Cameron Oglesby
Activist and Communicator
Cameron is an environmental justice organizer, oral historian, award-winning journalist, and developing author who is dedicated to re-centering the voices, narratives, and knowledge of historically disinvested communities in conservation, environmental policy, storytelling, and corporate decision-making.
A double alum of Duke University (‘21 & ‘23), Cameron, in partnership with prominent leaders and movement icons, has spent her six years in North Carolina working with university and community leaders to establish climate education initiatives, leverage institutional power, and report on the intersection of environmental racism, infrastructure and policy, and land and agriculture. Her journalism has appeared in The Nation, The Assembly NC, Atmos Magazine, Grist, Southerly, Yale Climate Connections, and Earth in Color. She is an Advisory Board Member for the Rural Beacon Initiative, a member of the Warren County Environmental Action Team's Strategic Planning Committee, and is the project lead for The Environmental Justice Oral History Project: A storytelling hub and repository combining a diverse set of storytelling modalities to provide a comprehensive view of environmental justice in the U.S. South.

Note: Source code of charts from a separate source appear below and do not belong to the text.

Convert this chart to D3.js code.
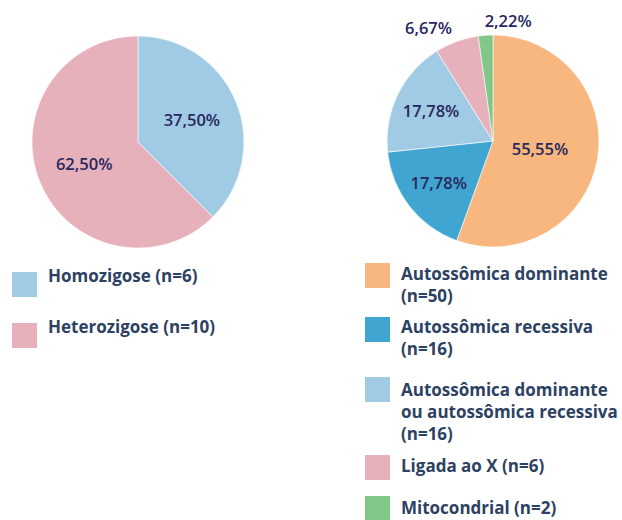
<!DOCTYPE html>
<html>
<head>
<meta charset="utf-8">
<script src="https://cdn.jsdelivr.net/npm/d3@7"></script>
<style>
  body { margin: 0; background: #fff; }
  text { font-family: "Open Sans", Lato, sans-serif; }
</style>
</head>
<body>
<div id="chart"></div>
<script>
// Data
var zygLabels = ["Homozigose (n=6)", "Heterozigose (n=10)"];
var zygValues = [6, 10];
var zygPct = ["37,50%", "62,50%"];
var zygColors = ["#a1cbe4", "#e6b1bb"];

var inhLabels = [
    ["Autossômica dominante", "(n=50)"],
    ["Autossômica recessiva", "(n=16)"],
    ["Autossômica dominante", "ou autossômica recessiva", "(n=16)"],
    ["Ligada ao X (n=6)"],
    ["Mitocondrial (n=2)"]
];
var inhValues = [50, 16, 16, 6, 2];
var inhPct = ["55,55%", "17,78%", "17,78%", "6,67%", "2,22%"];
var inhColors = ["#f7b77f", "#40a5d0", "#a1cbe4", "#e6b1bb", "#80c788"];

var width = 622, height = 520;
var r = 106;

var svg = d3.select("#chart")
    .append("svg")
    .attr("width", width)
    .attr("height", height);

var pie = d3.pie().sort(null).value(function (d) { return d; });
var arc = d3.arc().innerRadius(0).outerRadius(r);

function drawPie(cx, cy, values, colors, pct, labelPos) {
    var g = svg.append("g").attr("transform", "translate(" + cx + "," + cy + ")");
    var arcs = pie(values);
    g.selectAll("path")
        .data(arcs)
        .enter()
        .append("path")
        .attr("d", arc)
        .attr("fill", function (d, i) { return colors[i]; })
        .attr("stroke", "#fff")
        .attr("stroke-width", 0.6);

    g.selectAll(".pct")
        .data(arcs)
        .enter()
        .append("text")
        .classed("pct", true)
        .attr("transform", function (d) { return "translate(" + labelPos(d).pos + ")"; })
        .attr("text-anchor", function (d) { return labelPos(d).anchor; })
        .attr("dy", "0.36em")
        .attr("font-size", 16.5)
        .attr("font-weight", 600)
        .attr("fill", "#28275e")
        .text(function (d, i) { return pct[i]; });
}

// label placement: inside slices, small slices pushed outside
function ringAt(f) {
    return d3.arc().innerRadius(r * f).outerRadius(r * f);
}

drawPie(138, 142, zygValues, zygColors, zygPct, function (d) {
    return { pos: ringAt(0.55).centroid(d), anchor: "middle" };
});

drawPie(493, 141, inhValues, inhColors, inhPct, function (d) {
    var frac = (d.endAngle - d.startAngle) / (2 * Math.PI);
    if (frac < 0.1) {
        var p = ringAt(1.13).centroid(d);
        return { pos: p, anchor: p[0] < -20 ? "end" : "start" };
    }
    return { pos: ringAt(frac > 0.5 ? 0.45 : 0.65).centroid(d), anchor: "middle" };
});

// Legends (square top, first baseline)
function legend(x, items, colors, tops, baselines) {
    var g = svg.append("g");
    items.forEach(function (lines, i) {
        g.append("rect")
            .attr("x", x)
            .attr("y", tops[i])
            .attr("width", 25)
            .attr("height", 25)
            .attr("fill", colors[i]);
        var t = g.append("text")
            .attr("x", x + 36)
            .attr("y", baselines[i])
            .attr("font-size", 17)
            .attr("font-weight", 700)
            .attr("fill", "#2d4262");
        lines.forEach(function (line, j) {
            t.append("tspan")
                .attr("x", x + 36)
                .attr("dy", j === 0 ? 0 : 22)
                .text(line);
        });
    });
}

legend(12, zygLabels.map(function (l) { return [l]; }), zygColors, [272, 323], [282, 333]);
legend(365, inhLabels, inhColors, [263, 317, 377, 455, 496], [280, 333, 396, 472, 514]);
</script>
</body>
</html>
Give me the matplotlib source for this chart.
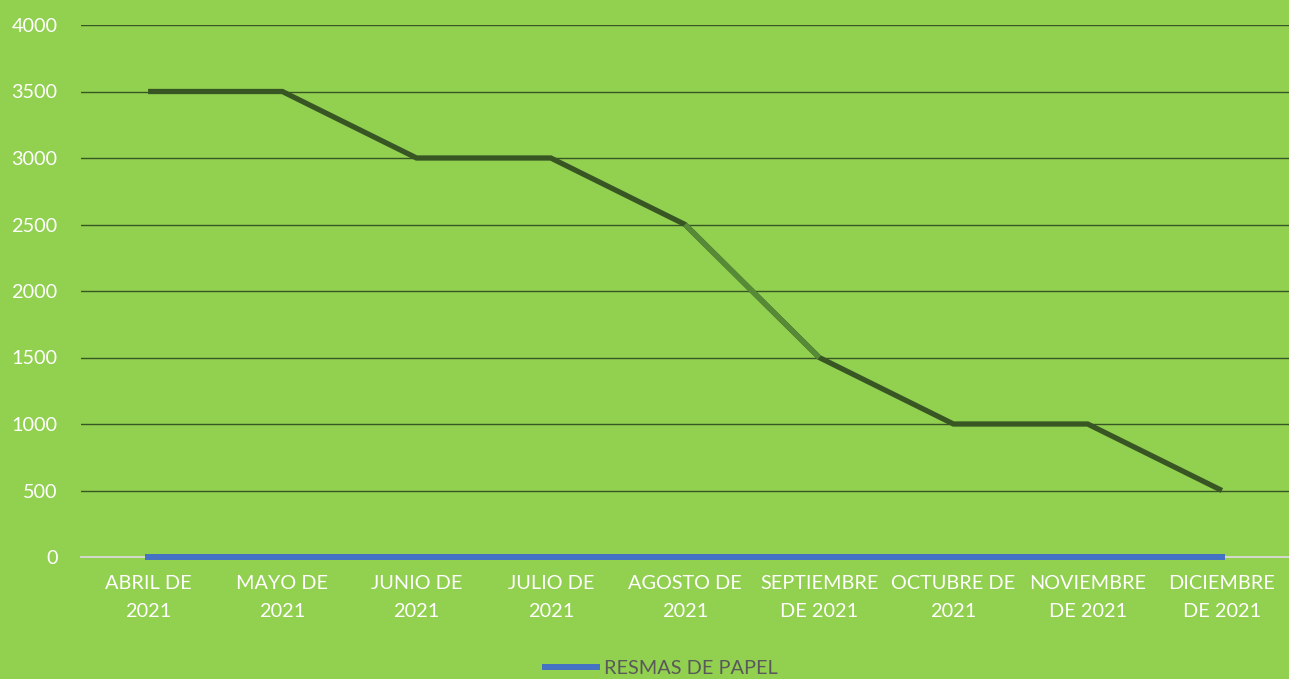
import matplotlib
matplotlib.use("Agg")
import matplotlib.pyplot as plt
import numpy as np

categories = ["ABRIL DE\n2021", "MAYO DE\n2021", "JUNIO DE\n2021", "JULIO DE\n2021",
              "AGOSTO DE\n2021", "SEPTIEMBRE\nDE 2021", "OCTUBRE DE\n2021",
              "NOVIEMBRE\nDE 2021", "DICIEMBRE\nDE 2021"]
stock = [3500, 3500, 3000, 3000, 2500, 1500, 1000, 1000, 500]
resmas = [0, 0, 0, 0, 0, 0, 0, 0, 0]
yticks = [0, 500, 1000, 1500, 2000, 2500, 3000, 3500, 4000]

BG = "#92D050"
plt.rcParams['font.family'] = ['Lato', 'DejaVu Sans']
FS = 14.3

fig = plt.figure(figsize=(12.89, 6.79), dpi=100, facecolor=BG)
ax = fig.add_axes([81/1289, 1-557/679, 1-81/1289, (557-25)/679])
ax.set_facecolor(BG)

x = np.arange(len(categories))
ax.set_xlim(-0.5, len(categories)-0.5)
ax.set_ylim(0, 4000)

for t in yticks[1:]:
    ax.axhline(t, color="#375623", lw=1.0, zorder=1)
ax.axhline(0, color="#D9D9D9", lw=1.3, zorder=1, clip_on=False)

ax.plot(x, stock, color="#375623", lw=3.8, zorder=3, solid_capstyle="butt", solid_joinstyle="miter")
ax.plot(x[4:6], stock[4:6], color="#578A36", lw=3.8, zorder=4, solid_capstyle="butt")
ax.plot(x, resmas, color="#4472C4", lw=4.3, zorder=5, solid_capstyle="projecting",
        label="RESMAS DE PAPEL", clip_on=False)

ax.set_yticks(yticks)
ax.set_yticklabels([str(v) for v in yticks], color="white", fontsize=FS)
ax.set_xticks(x)
ax.set_xticklabels(categories, color="white", fontsize=FS, linespacing=1.8)
ax.tick_params(axis="both", length=0)
ax.tick_params(axis="y", pad=17)
ax.tick_params(axis="x", pad=13)
for s in ax.spines.values():
    s.set_visible(False)

leg = fig.legend(loc="lower center", bbox_to_anchor=(0.513, -0.024), frameon=False,
                 fontsize=FS, handlelength=2.6, handletextpad=0.35)
for t in leg.get_texts():
    t.set_color("#595959")

fig.savefig("out.png", dpi=100, facecolor=BG)
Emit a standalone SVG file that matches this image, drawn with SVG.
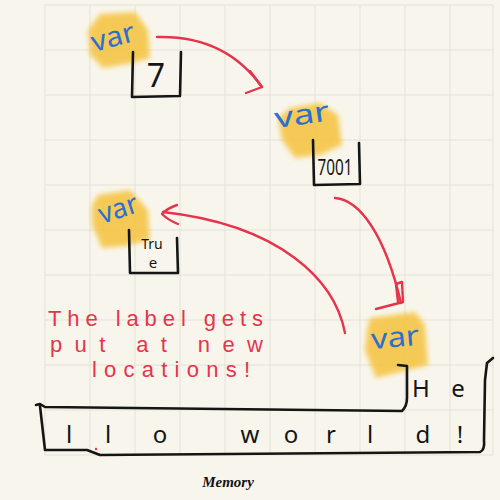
<svg xmlns="http://www.w3.org/2000/svg" width="500" height="500" viewBox="0 0 500 500">
<defs>
<filter id="soft" x="-20%" y="-20%" width="140%" height="140%"><feGaussianBlur stdDeviation="2.5"/></filter>
<style>
.grid{stroke:#e2e0d8;stroke-width:1;fill:none}
.hl{fill:#f5c23c;opacity:0.85;filter:url(#soft)}
.var{font-family:"Noto Sans",sans-serif;font-size:28px;fill:#2b6fd1}
.ink{stroke:#151515;stroke-width:2.6;fill:none;stroke-linecap:round;stroke-linejoin:round}
.red{stroke:#e5344b;stroke-width:2.4;fill:none;stroke-linecap:round;stroke-linejoin:round}
.val{font-family:"Noto Sans",sans-serif;fill:#151515;text-anchor:middle}
.note{font-family:"Liberation Sans",sans-serif;font-size:22px;fill:#e5344b}
.mem{font-family:"Noto Sans",sans-serif;font-size:24px;fill:#151515;text-anchor:middle}
.cap{font-family:"Liberation Serif",serif;font-style:italic;font-weight:bold;font-size:15px;fill:#111;text-anchor:middle}
</style>
</defs>
<rect width="500" height="500" fill="#f8f6ec"/>
<path class="grid" d="M45,5V455M90,5V455M135,5V455M180,5V455M225,5V455M270,5V455M315,5V455M360,5V455M405,5V455M450,5V455M493,5V455M45,5H493M45,50H493M45,95H493M45,140H493M45,185H493M45,230H493M45,275H493M45,320H493M45,365H493M45,410H493M45,455H493"/>

<g id="var1">
<path class="hl" d="M100,14 L135,12 L148,30 L150,58 L128,64 L103,68 L90,55 L88,30 Z"/>
<text class="var" x="94" y="52" transform="rotate(-15 94 52)" textLength="44" lengthAdjust="spacingAndGlyphs">var</text>
<path class="ink" d="M133,52 L132,97 L180,96 L181,52"/>
<text class="val" x="156" y="87" font-size="32">7</text>
</g>

<g id="var2">
<path class="hl" d="M290,108 L320,103 L338,115 L342,145 L320,155 L295,158 L282,140 L278,118 Z"/>
<text class="var" x="276" y="128" transform="rotate(-8 276 128)" textLength="55" lengthAdjust="spacingAndGlyphs">var</text>
<path class="ink" d="M313,140 L314,185 L360,184 L359,143"/>
<text class="val" x="335" y="175" font-size="21" textLength="35" lengthAdjust="spacingAndGlyphs">7001</text>
</g>

<g id="var3">
<path class="hl" d="M98,195 L130,190 L148,210 L150,240 L125,246 L102,248 L92,225 L92,205 Z"/>
<text class="var" x="102" y="224" transform="rotate(-18 102 224)" textLength="40" lengthAdjust="spacingAndGlyphs">var</text>
<path class="ink" d="M129,230 L130,273 L178,273 L177,238"/>
<text class="val" x="152" y="249" font-size="14" font-family="Liberation Sans">Tru</text>
<text class="val" x="153" y="268" font-size="15" font-family="Liberation Sans">e</text>
</g>

<g id="var4">
<path class="hl" d="M370,318 L415,312 L425,325 L428,365 L400,372 L376,378 L365,350 L367,330 Z"/>
<text class="var" x="372" y="349" transform="rotate(-5 372 349)" textLength="48" lengthAdjust="spacingAndGlyphs">var</text>
</g>

<g id="note">
<text class="note" x="48" y="326" textLength="215" lengthAdjust="spacing">The label gets</text>
<text class="note" x="50" y="352" textLength="213" lengthAdjust="spacing">put at new</text>
<text class="note" x="92" y="377" textLength="158" lengthAdjust="spacing">locations!</text>
</g>

<g id="connectors">
<path class="red" d="M157,37 Q225,35 262,87"/>
<path class="red" d="M250,71 L262,87 L246,93"/>
<path class="red" d="M335,198 C360,200 385,235 401,303"/>
<path class="red" d="M396,284 L402,282 L403,302 L376,309 M396,284 L398,302"/>
<path class="red" d="M345,333 C335,280 280,225 163,212"/>
<path class="red" d="M177,205 Q166,209 162,214 Q168,220 178,224"/>
</g>

<g id="memory">
<path class="ink" d="M36,405 L40,404 L45,407 L402,411 Q407,406 407,398 L407,366 L398,365"/>
<path class="ink" d="M40,406 L45,450 L87,450 L100,455 L480,452 Q485,450 484,440 L485,380 L487,363 L493,358"/>
<text class="mem" x="421 458" y="397">He</text>
<text class="mem" x="69 108 160 205 250 291 331 370 423 460" y="443">llo world!</text>
<circle cx="96" cy="449" r="1.2" fill="#e5344b"/>
</g>

<text class="cap" x="228" y="487">Memory</text>
</svg>
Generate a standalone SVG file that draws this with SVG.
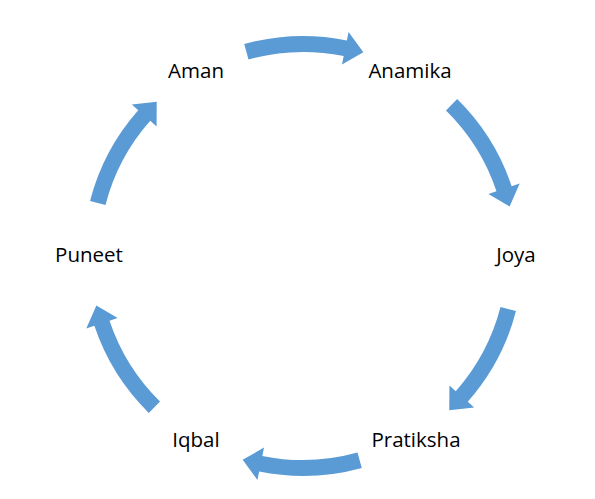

In collaboration with movement elders, Cameron is currently writing her first book: a primer on the layered history of environmental racism and the under-covered history of Black land ownership, health disparities, and nature access from the antebellum to today.
She is a National Geographic Young Explorer, 2024 Aspen Institute Future Leader Climate Fellow, Covering Climate Now’s 2023 Student Journalist of the Year Awardee, a 2023 NAAEE Environmental Education 30 Under 30 Leader, and a 2022 Yale/Op-Ed Project Public Voices Fellow on the Climate Crisis.
Cameron’s work is inspired by her own connection to ancestral farmland in Maryland that’s been in her family for almost 100 years.